= What needs to be done =
Emit the data below verbatim, stripping out any pictures.

= Recorded data =
# # # # # # #

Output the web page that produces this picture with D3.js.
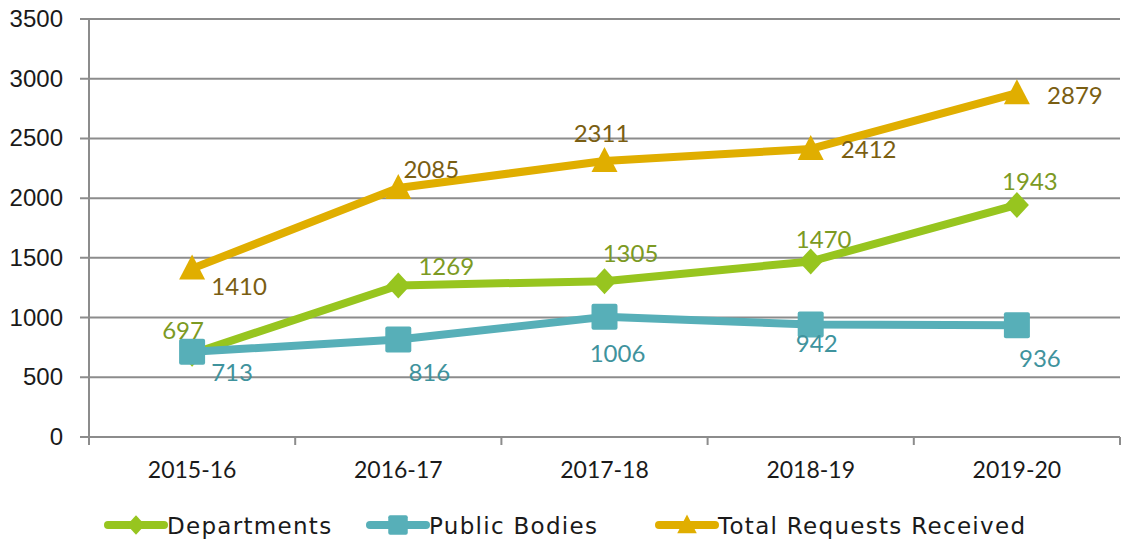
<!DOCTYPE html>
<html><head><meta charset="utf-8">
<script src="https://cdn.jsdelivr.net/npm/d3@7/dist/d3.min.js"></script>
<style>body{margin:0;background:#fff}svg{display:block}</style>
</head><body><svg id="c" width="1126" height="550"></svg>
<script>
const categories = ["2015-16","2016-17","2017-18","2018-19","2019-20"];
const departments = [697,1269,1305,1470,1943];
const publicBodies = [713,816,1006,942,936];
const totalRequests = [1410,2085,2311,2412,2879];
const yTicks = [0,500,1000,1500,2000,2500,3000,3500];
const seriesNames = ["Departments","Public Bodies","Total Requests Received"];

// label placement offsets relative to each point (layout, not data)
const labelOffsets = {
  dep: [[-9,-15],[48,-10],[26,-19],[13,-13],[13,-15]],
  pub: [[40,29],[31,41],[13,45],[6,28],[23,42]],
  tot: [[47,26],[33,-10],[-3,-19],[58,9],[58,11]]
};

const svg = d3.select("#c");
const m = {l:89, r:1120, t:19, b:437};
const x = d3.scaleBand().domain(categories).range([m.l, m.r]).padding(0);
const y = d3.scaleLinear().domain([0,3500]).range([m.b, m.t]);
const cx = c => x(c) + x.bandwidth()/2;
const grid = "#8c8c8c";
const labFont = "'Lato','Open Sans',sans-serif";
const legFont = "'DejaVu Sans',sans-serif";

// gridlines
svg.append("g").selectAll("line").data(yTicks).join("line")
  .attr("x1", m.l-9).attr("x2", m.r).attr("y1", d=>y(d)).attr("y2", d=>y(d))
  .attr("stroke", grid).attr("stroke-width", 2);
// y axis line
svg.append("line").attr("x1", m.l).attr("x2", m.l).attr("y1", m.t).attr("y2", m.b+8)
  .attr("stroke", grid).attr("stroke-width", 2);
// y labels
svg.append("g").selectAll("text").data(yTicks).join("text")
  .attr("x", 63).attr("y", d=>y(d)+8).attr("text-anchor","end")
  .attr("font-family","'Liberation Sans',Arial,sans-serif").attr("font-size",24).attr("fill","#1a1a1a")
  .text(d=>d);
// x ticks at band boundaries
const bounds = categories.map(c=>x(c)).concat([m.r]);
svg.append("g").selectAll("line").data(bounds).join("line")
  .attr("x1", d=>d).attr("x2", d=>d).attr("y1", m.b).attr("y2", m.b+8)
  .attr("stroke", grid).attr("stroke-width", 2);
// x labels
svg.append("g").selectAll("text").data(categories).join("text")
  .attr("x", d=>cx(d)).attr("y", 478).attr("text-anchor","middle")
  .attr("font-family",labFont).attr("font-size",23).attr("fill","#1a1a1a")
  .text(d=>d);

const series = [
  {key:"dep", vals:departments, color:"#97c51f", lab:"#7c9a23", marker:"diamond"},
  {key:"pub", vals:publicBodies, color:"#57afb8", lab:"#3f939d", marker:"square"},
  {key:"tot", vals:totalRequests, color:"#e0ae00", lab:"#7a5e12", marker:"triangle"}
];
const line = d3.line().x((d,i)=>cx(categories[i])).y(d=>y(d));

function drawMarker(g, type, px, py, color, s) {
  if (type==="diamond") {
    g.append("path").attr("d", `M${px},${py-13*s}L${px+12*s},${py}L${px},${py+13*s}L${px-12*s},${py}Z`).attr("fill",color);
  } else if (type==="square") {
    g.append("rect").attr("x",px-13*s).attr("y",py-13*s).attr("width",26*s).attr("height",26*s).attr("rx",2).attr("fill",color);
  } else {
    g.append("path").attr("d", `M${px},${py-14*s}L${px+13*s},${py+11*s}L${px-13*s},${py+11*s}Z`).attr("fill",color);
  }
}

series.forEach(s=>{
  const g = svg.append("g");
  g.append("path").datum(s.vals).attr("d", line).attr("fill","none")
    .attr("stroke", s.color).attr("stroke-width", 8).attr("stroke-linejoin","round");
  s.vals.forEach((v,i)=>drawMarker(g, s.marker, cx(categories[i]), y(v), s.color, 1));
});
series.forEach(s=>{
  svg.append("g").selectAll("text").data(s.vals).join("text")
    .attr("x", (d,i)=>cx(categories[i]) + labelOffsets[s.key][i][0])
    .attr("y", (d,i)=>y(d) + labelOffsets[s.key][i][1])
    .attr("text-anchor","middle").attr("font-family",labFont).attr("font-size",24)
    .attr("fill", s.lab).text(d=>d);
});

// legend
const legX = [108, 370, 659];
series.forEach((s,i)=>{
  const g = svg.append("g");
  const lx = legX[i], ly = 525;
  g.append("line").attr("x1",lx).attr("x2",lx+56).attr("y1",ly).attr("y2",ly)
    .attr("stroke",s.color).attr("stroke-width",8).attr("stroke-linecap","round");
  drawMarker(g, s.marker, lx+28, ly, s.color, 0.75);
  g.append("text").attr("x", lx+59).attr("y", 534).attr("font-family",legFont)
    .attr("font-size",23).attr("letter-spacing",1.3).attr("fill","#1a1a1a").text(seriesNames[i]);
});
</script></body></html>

# # # # # # #

= Answer to the problem =
Output the web page that produces this picture with D3.js.
<!DOCTYPE html>
<html><head><meta charset="utf-8">
<script src="https://cdn.jsdelivr.net/npm/d3@7/dist/d3.min.js"></script>
<style>body{margin:0;background:#fff}svg{display:block}</style>
</head><body><svg id="c" width="1126" height="550"></svg>
<script>
const categories = ["2015-16","2016-17","2017-18","2018-19","2019-20"];
const departments = [697,1269,1305,1470,1943];
const publicBodies = [713,816,1006,942,936];
const totalRequests = [1410,2085,2311,2412,2879];
const yTicks = [0,500,1000,1500,2000,2500,3000,3500];
const seriesNames = ["Departments","Public Bodies","Total Requests Received"];

// label placement offsets relative to each point (layout, not data)
const labelOffsets = {
  dep: [[-9,-15],[48,-10],[26,-19],[13,-13],[13,-15]],
  pub: [[40,29],[31,41],[13,45],[6,28],[23,42]],
  tot: [[47,26],[33,-10],[-3,-19],[58,9],[58,11]]
};

const svg = d3.select("#c");
const m = {l:89, r:1120, t:19, b:437};
const x = d3.scaleBand().domain(categories).range([m.l, m.r]).padding(0);
const y = d3.scaleLinear().domain([0,3500]).range([m.b, m.t]);
const cx = c => x(c) + x.bandwidth()/2;
const grid = "#8c8c8c";
const labFont = "'Lato','Open Sans',sans-serif";
const legFont = "'DejaVu Sans',sans-serif";

// gridlines
svg.append("g").selectAll("line").data(yTicks).join("line")
  .attr("x1", m.l-9).attr("x2", m.r).attr("y1", d=>y(d)).attr("y2", d=>y(d))
  .attr("stroke", grid).attr("stroke-width", 2);
// y axis line
svg.append("line").attr("x1", m.l).attr("x2", m.l).attr("y1", m.t).attr("y2", m.b+8)
  .attr("stroke", grid).attr("stroke-width", 2);
// y labels
svg.append("g").selectAll("text").data(yTicks).join("text")
  .attr("x", 63).attr("y", d=>y(d)+8).attr("text-anchor","end")
  .attr("font-family","'Liberation Sans',Arial,sans-serif").attr("font-size",24).attr("fill","#1a1a1a")
  .text(d=>d);
// x ticks at band boundaries
const bounds = categories.map(c=>x(c)).concat([m.r]);
svg.append("g").selectAll("line").data(bounds).join("line")
  .attr("x1", d=>d).attr("x2", d=>d).attr("y1", m.b).attr("y2", m.b+8)
  .attr("stroke", grid).attr("stroke-width", 2);
// x labels
svg.append("g").selectAll("text").data(categories).join("text")
  .attr("x", d=>cx(d)).attr("y", 478).attr("text-anchor","middle")
  .attr("font-family",labFont).attr("font-size",23).attr("fill","#1a1a1a")
  .text(d=>d);

const series = [
  {key:"dep", vals:departments, color:"#97c51f", lab:"#7c9a23", marker:"diamond"},
  {key:"pub", vals:publicBodies, color:"#57afb8", lab:"#3f939d", marker:"square"},
  {key:"tot", vals:totalRequests, color:"#e0ae00", lab:"#7a5e12", marker:"triangle"}
];
const line = d3.line().x((d,i)=>cx(categories[i])).y(d=>y(d));

function drawMarker(g, type, px, py, color, s) {
  if (type==="diamond") {
    g.append("path").attr("d", `M${px},${py-13*s}L${px+12*s},${py}L${px},${py+13*s}L${px-12*s},${py}Z`).attr("fill",color);
  } else if (type==="square") {
    g.append("rect").attr("x",px-13*s).attr("y",py-13*s).attr("width",26*s).attr("height",26*s).attr("rx",2).attr("fill",color);
  } else {
    g.append("path").attr("d", `M${px},${py-14*s}L${px+13*s},${py+11*s}L${px-13*s},${py+11*s}Z`).attr("fill",color);
  }
}

series.forEach(s=>{
  const g = svg.append("g");
  g.append("path").datum(s.vals).attr("d", line).attr("fill","none")
    .attr("stroke", s.color).attr("stroke-width", 8).attr("stroke-linejoin","round");
  s.vals.forEach((v,i)=>drawMarker(g, s.marker, cx(categories[i]), y(v), s.color, 1));
});
series.forEach(s=>{
  svg.append("g").selectAll("text").data(s.vals).join("text")
    .attr("x", (d,i)=>cx(categories[i]) + labelOffsets[s.key][i][0])
    .attr("y", (d,i)=>y(d) + labelOffsets[s.key][i][1])
    .attr("text-anchor","middle").attr("font-family",labFont).attr("font-size",24)
    .attr("fill", s.lab).text(d=>d);
});

// legend
const legX = [108, 370, 659];
series.forEach((s,i)=>{
  const g = svg.append("g");
  const lx = legX[i], ly = 525;
  g.append("line").attr("x1",lx).attr("x2",lx+56).attr("y1",ly).attr("y2",ly)
    .attr("stroke",s.color).attr("stroke-width",8).attr("stroke-linecap","round");
  drawMarker(g, s.marker, lx+28, ly, s.color, 0.75);
  g.append("text").attr("x", lx+59).attr("y", 534).attr("font-family",legFont)
    .attr("font-size",23).attr("letter-spacing",1.3).attr("fill","#1a1a1a").text(seriesNames[i]);
});
</script></body></html>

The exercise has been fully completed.